In the region of application the stress is not F/A, sufficiently far away it is ( Re: Saint Venant's region...).

The rod is not in equilibrium. It is accelerating.

Maybe I should've been more specific, forces inside the rod must maintain equilibrium up to fracture, i.e. regardless of the reference frame forces inside add up to zero as long as it is not buckling, warping or under any other effect which it is continually deforming...

 

[gladius999]

Ok true, within the region of application yes there is a stress, however, very small.


You are correct however, I mentioned two forces equal and opposite. Equal and opposite forces applied at both ends make the rod a two-force member. Regardless if its on Earth or in space.
In the region of application the stress is not F/A, sufficiently far away it is ( Re: Saint Venant's region...).

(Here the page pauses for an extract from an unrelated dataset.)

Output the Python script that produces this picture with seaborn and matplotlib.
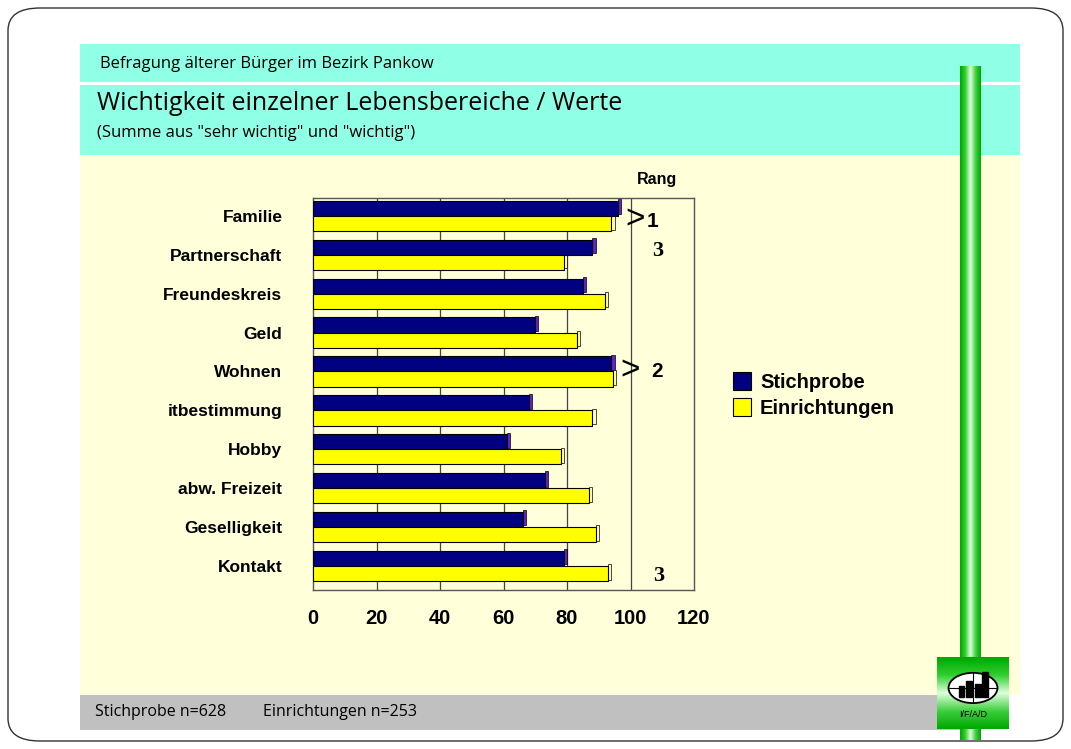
import matplotlib
matplotlib.use("Agg")
import matplotlib.pyplot as plt
from matplotlib.patches import Rectangle, FancyBboxPatch, Ellipse
import seaborn as sns
import numpy as np
import pandas as pd

# Daten
kategorien = ["Familie", "Partnerschaft", "Freundeskreis", "Geld", "Wohnen",
              "itbestimmung", "Hobby", "abw. Freizeit", "Geselligkeit", "Kontakt"]
stichprobe = [96, 88, 85, 70, 94, 68, 61, 73, 66, 79]
einrichtungen = [94, 79, 92, 83, 94.5, 88, 78, 87, 89, 93]
gruppen = ["Stichprobe", "Einrichtungen"]
farben = ["#000080", "#FFFF00"]
x_ticks = [0, 20, 40, 60, 80, 100, 120]

df = pd.DataFrame({
    "kategorie": kategorien * 2,
    "wert": stichprobe + einrichtungen,
    "gruppe": [gruppen[0]] * len(kategorien) + [gruppen[1]] * len(kategorien),
})

sns.set_style("white")
plt.rcParams["font.family"] = ["Liberation Sans", "DejaVu Sans"]
plt.rcParams["text.color"] = "black"
plt.rcParams["xtick.color"] = "black"
plt.rcParams["ytick.color"] = "black"
folie_font = ["Open Sans", "DejaVu Sans"]

W, H = 1071, 749
fig = plt.figure(figsize=(W / 100, H / 100), dpi=100)
fig.patch.set_facecolor("white")


def px(x, y, w, h):
    # Pixel-Rechteck (oben links) -> Figurkoordinaten
    return (x / W, 1 - (y + h) / H, w / W, h / H)


def rect(x, y, w, h, color, z=0, edge="none", lw=0):
    l, b, ww, hh = px(x, y, w, h)
    fig.add_artist(Rectangle((l, b), ww, hh, transform=fig.transFigure,
                             facecolor=color, edgecolor=edge, linewidth=lw, zorder=z))


# Rahmen mit runden Ecken
fig.add_artist(FancyBboxPatch((8 / W, 8 / H), 1 - 16 / W, 1 - 16 / H,
                              boxstyle="round,pad=0,rounding_size=0.03",
                              transform=fig.transFigure, facecolor="none",
                              edgecolor="#333333", linewidth=1.0, zorder=0))

# Hintergrundflaechen
rect(80, 44, 940, 38, "#8FFFE6")
rect(80, 85, 940, 70, "#8FFFE6")
rect(80, 155, 940, 540, "#FFFFD9")
rect(80, 695, 880, 35, "#C0C0C0")

fig.text(100 / W, 1 - 64 / H, "Befragung älterer Bürger im Bezirk Pankow",
         fontsize=12, family=folie_font, va="center")
fig.text(97 / W, 1 - 104 / H, "Wichtigkeit einzelner Lebensbereiche / Werte",
         fontsize=18, family=folie_font, va="center")
fig.text(97 / W, 1 - 133 / H, '(Summe aus "sehr wichtig" und "wichtig")',
         fontsize=12, family=folie_font, va="center")
fig.text(95 / W, 1 - 712 / H, "Stichprobe n=628", fontsize=11.5,
         family=folie_font, va="center")
fig.text(263 / W, 1 - 712 / H, "Einrichtungen n=253", fontsize=11.5,
         family=folie_font, va="center")

# Gruener Balken rechts
gcmap = matplotlib.colors.LinearSegmentedColormap.from_list(
    "g", ["#00A800", "#30D030", "#E0FFE0", "#40D040", "#00A800"])
ax_bar = fig.add_axes(px(960, 66, 20, 674))
ax_bar.imshow(np.tile(np.linspace(0, 1, 64), (10, 1)), cmap=gcmap, aspect="auto")
ax_bar.axis("off")

# Logo
ax_logo = fig.add_axes(px(937, 657, 72, 72))
ax_logo.imshow(np.tile(np.linspace(0, 1, 64)[:, None], (1, 10)), cmap=gcmap,
               aspect="auto", extent=(0, 1, 0, 1))
ax_logo.add_patch(Ellipse((0.5, 0.57), 0.68, 0.42, facecolor="white",
                          edgecolor="black", lw=1.3))
ax_logo.plot([0.16, 0.84], [0.57, 0.57], color="black", lw=0.8)
ax_logo.plot([0.5, 0.5], [0.36, 0.78], color="black", lw=0.8)
for bx, bh in zip([0.34, 0.44, 0.57, 0.67], [0.15, 0.22, 0.18, 0.34]):
    ax_logo.add_patch(Rectangle((bx - 0.04, 0.45), 0.08, bh, color="black"))
ax_logo.text(0.5, 0.2, "I/F/A/D", ha="center", va="center", fontsize=6.5)
ax_logo.set_xlim(0, 1)
ax_logo.set_ylim(0, 1)
ax_logo.axis("off")

# Diagramm
ax = fig.add_axes(px(313, 198, 381, 392))
ax.set_facecolor("#FFFFD9")
sns.barplot(data=df, y="kategorie", x="wert", hue="gruppe", orient="h",
            palette=farben, saturation=1, edgecolor="black", linewidth=0.8,
            width=0.78, dodge=True, legend=False, ax=ax, zorder=3)

# 3D-Seitenflaechen
for p in ax.patches:
    fc = p.get_facecolor()
    side = "#6A1FC8" if fc[0] < 0.3 else "#FFFFB0"
    ax.add_patch(Rectangle((p.get_x() + p.get_width(), p.get_y() - 0.04), 1.0,
                           p.get_height(), facecolor=side, edgecolor="black",
                           linewidth=0.5, zorder=2))

ax.set_xlim(0, 120)
ax.set_ylim(9.62, -0.46)
ax.set_xticks(x_ticks)
ax.set_xlabel("")
ax.set_ylabel("")
for xv in x_ticks[1:-1]:
    ax.axvline(xv, color="#444444", lw=0.9, zorder=1)
ax.tick_params(axis="x", length=0, pad=14, labelsize=14.5)
ax.tick_params(axis="y", length=0, pad=22, labelsize=12.5)
for lab in ax.get_xticklabels() + ax.get_yticklabels():
    lab.set_fontweight("bold")
for s in ax.spines.values():
    s.set_color("#555555")
    s.set_linewidth(1.0)

# Rang-Beschriftungen
ax.text(108.5, 1.046, "Rang", transform=ax.get_xaxis_transform(), ha="center",
        va="center", fontsize=11.5, fontweight="bold")
ax.text(101.4, 0.1, ">", ha="center", va="center", fontsize=24)
ax.text(107, 0.15, "1", ha="center", va="center", fontsize=15, fontweight="bold")
ax.text(108.5, 0.9, "3", ha="center", va="center", fontsize=16, fontweight="bold",
        family=["Liberation Serif"])
ax.text(99.8, 4.0, ">", ha="center", va="center", fontsize=24)
ax.text(108.3, 4.0, "2", ha="center", va="center", fontsize=15, fontweight="bold")
ax.text(109, 9.25, "3", ha="center", va="center", fontsize=16, fontweight="bold",
        family=["Liberation Serif"])

# Legende
for i, (g, c) in enumerate(zip(gruppen, farben)):
    rect(733, 372 + i * 26, 18, 18, c, z=5, edge="black", lw=0.8)
    fig.text(760 / W, 1 - (383 + i * 26) / H, g, fontsize=14.5, fontweight="bold",
             va="center")

fig.savefig("out.png", dpi=100)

Maybe I should've been more specific, forces inside the rod must maintain equilibrium up to fracture, i.e. regardless of the reference frame forces inside add up to zero as long as it is not buckling, warping or under any other effect which it is continually deforming...

Good sir, would you say my reasoning(shown below) is correct?:


I think it makes sense to have a stress in the bar even if only pulled by one side because if we view the bar as consisting of many small bars added together, when a force is applied to one end, all of the bars must feel a pulling force, but each bar also has to pull the bar behind it, therefore each bar should be feeling a tensile stress?

 

[Dale]

Thanks for both your replies. It appears to me that there seems to be some contradiction between you two.

yes, there is a contradiction. Viscousflow is wrong, AlephZero is right.

 

[DaveC426913]

Any time any force is applied to any object, the object will undergo stress and will deform. The motion will only propagate through the object at the object's speed of sound, which is very finite.

The only circumstance in which this would not occur is in an non-Einsteinian universe, where ideally-rigid objects can exist and forces can be transmitted at infinite speed.